Who does the patient trust more, after the government? I think if you were to poll many patients and ask them to choose between doctors and private insurance providers, most of them will choose doctors.

This hobbit’s hunch is that generally speaking, the public trust private insurance companies less than the government or the medical profession.

And of course, doctors trust the insurance industry even less.

Life is tough when you have a deficit of trust from both patients and doctors. I don’t know how much the government trusts the insurance companies, so I won’t comment on this aspect.

What can the insurance companies do to improve the situation? The answer is in what Dr Ong went to at length in the second part of his column: transparency


He mentioned about the need for cost transparency, transparency on quality and clinical outcomes. This hobbit would like to suggest a few more areas in which we can have much more transparency:

  • Can the insurance companies be transparent about the criteria by which doctors are empanelled? And why some doctors cannot be empanelled? No one now knows how insurance companies select doctors to be empanelled.
  • If we extract price savings from doctors, how much of these savings will be passed onto as savings on premiums of insurance policyholders by the insurance companies? How many cents for the dollar? Some listed companies have a dividend policy, promising X% of their profits will go to paying out dividends to shareholders. Can IP providers make such a commitment? If so, doctors may be encouraged to cut fees  to ease the policyholder’s burden.
  • Can we be transparent on what is reimbursable and what is not and publish these online, so that not just doctors, but policyholders can also see clearly for themselves?
  • Can we also be transparent on doctors’ reimbursement rates to policyholders? As a policyholder holder myself, I would like to select my IP provider based on several factors. One of which must be how the IP provider pays the doctors that take care of me. I might want to choose the IP provider that pays the doctor the most, or the least.
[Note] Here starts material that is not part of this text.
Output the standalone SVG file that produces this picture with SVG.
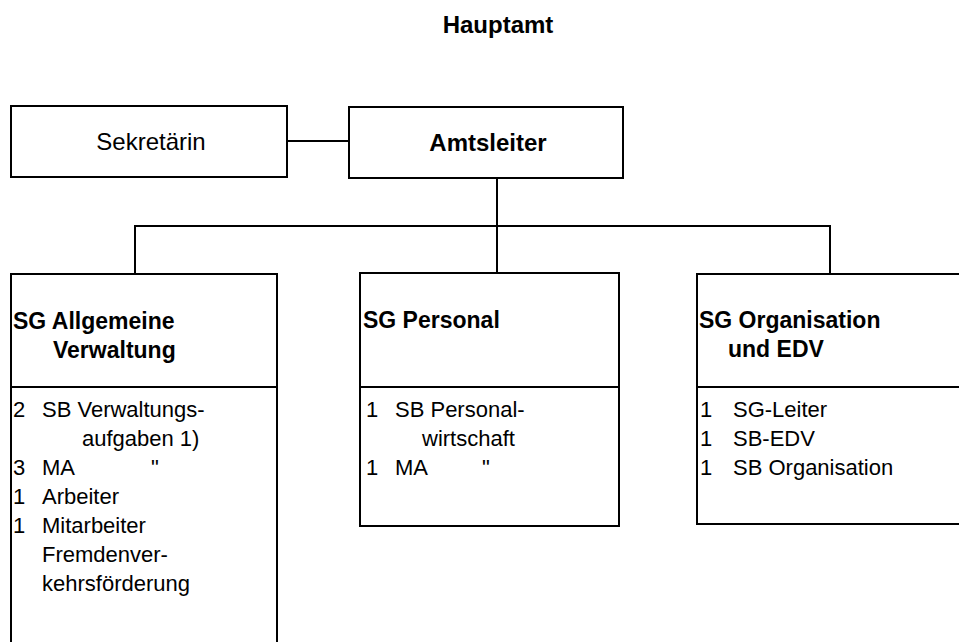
<svg xmlns="http://www.w3.org/2000/svg" width="959" height="642" viewBox="0 0 959 642">
  <style>
    .box { fill: #fff; stroke: #000; stroke-width: 2; }
    .rule { stroke: #000; stroke-width: 2; }
    .wire { fill: none; stroke: #000; stroke-width: 2; }
    text { font-family: "Liberation Sans", Arial, sans-serif; fill: #000; }
    .title { font-size: 24px; font-weight: bold; }
    .head { font-size: 24px; }
    .headb { font-size: 24px; font-weight: bold; }
    .grp { font-size: 23px; font-weight: bold; }
    .item { font-size: 22px; }
  </style>
  <rect width="959" height="642" fill="#fff"/>

  <text class="title" x="498" y="33" text-anchor="middle">Hauptamt</text>

  <g id="connectors">
    <line class="wire" x1="287" y1="141" x2="349" y2="141"/>
    <line class="wire" x1="497" y1="178" x2="497" y2="273"/>
    <polyline class="wire" points="135,274 135,226 830,226 830,274"/>
  </g>

  <g id="sekretaerin">
    <rect class="box" x="11" y="106" width="276" height="71"/>
    <text class="head" x="151" y="150" text-anchor="middle">Sekretärin</text>
  </g>

  <g id="amtsleiter">
    <rect class="box" x="349" y="107" width="274" height="71"/>
    <text class="headb" x="488" y="151" text-anchor="middle">Amtsleiter</text>
  </g>

  <g id="sg-allgemeine-verwaltung">
    <rect class="box" x="11" y="274" width="266" height="400"/>
    <line class="rule" x1="11" y1="387" x2="277" y2="387"/>
    <text class="grp" x="13" y="329">SG Allgemeine</text>
    <text class="grp" x="53" y="358">Verwaltung</text>
    <text class="item" x="13" y="417">2</text>
    <text class="item" x="42" y="417">SB Verwaltungs-</text>
    <text class="item" x="82" y="446">aufgaben 1)</text>
    <text class="item" x="13" y="475">3</text>
    <text class="item" x="42" y="475">MA</text>
    <text class="item" x="151" y="475">"</text>
    <text class="item" x="13" y="504">1</text>
    <text class="item" x="42" y="504">Arbeiter</text>
    <text class="item" x="13" y="533">1</text>
    <text class="item" x="42" y="533">Mitarbeiter</text>
    <text class="item" x="42" y="562">Fremdenver-</text>
    <text class="item" x="42" y="591">kehrsförderung</text>
  </g>

  <g id="sg-personal">
    <rect class="box" x="360" y="273" width="259" height="253"/>
    <line class="rule" x1="360" y1="387" x2="619" y2="387"/>
    <text class="grp" x="363" y="328">SG Personal</text>
    <text class="item" x="366" y="417">1</text>
    <text class="item" x="395" y="417">SB Personal-</text>
    <text class="item" x="422" y="446">wirtschaft</text>
    <text class="item" x="366" y="475">1</text>
    <text class="item" x="395" y="475">MA</text>
    <text class="item" x="482" y="475">"</text>
  </g>

  <g id="sg-organisation-edv">
    <rect class="box" x="697" y="274" width="270" height="250"/>
    <line class="rule" x1="697" y1="387" x2="967" y2="387"/>
    <text class="grp" x="699" y="328">SG Organisation</text>
    <text class="grp" x="728" y="357">und EDV</text>
    <text class="item" x="700" y="417">1</text>
    <text class="item" x="733" y="417">SG-Leiter</text>
    <text class="item" x="700" y="446">1</text>
    <text class="item" x="733" y="446">SB-EDV</text>
    <text class="item" x="700" y="475">1</text>
    <text class="item" x="733" y="475">SB Organisation</text>
  </g>
</svg>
That choice should be for me to make as a consumer or patient. But this information is now not available to the public.
  • How many doctors are empanelled in each IP provider? Will every IP provider publish this important metric? I think MOH also has a role in ensuring better transparency in this aspect. If the IP providers do not want to publish this individually, for a start, it can publish how many empanelled doctors there are in each of the IP providers. Split the data into two categories: private specialists and specialists in the restructured hospitals. It would empower the public to make an informed choice when they buy an IP Plan.

Trust and transparency. We all need them to make healthcare financing sustainable in the private sector. The private healthcare insurance sector included.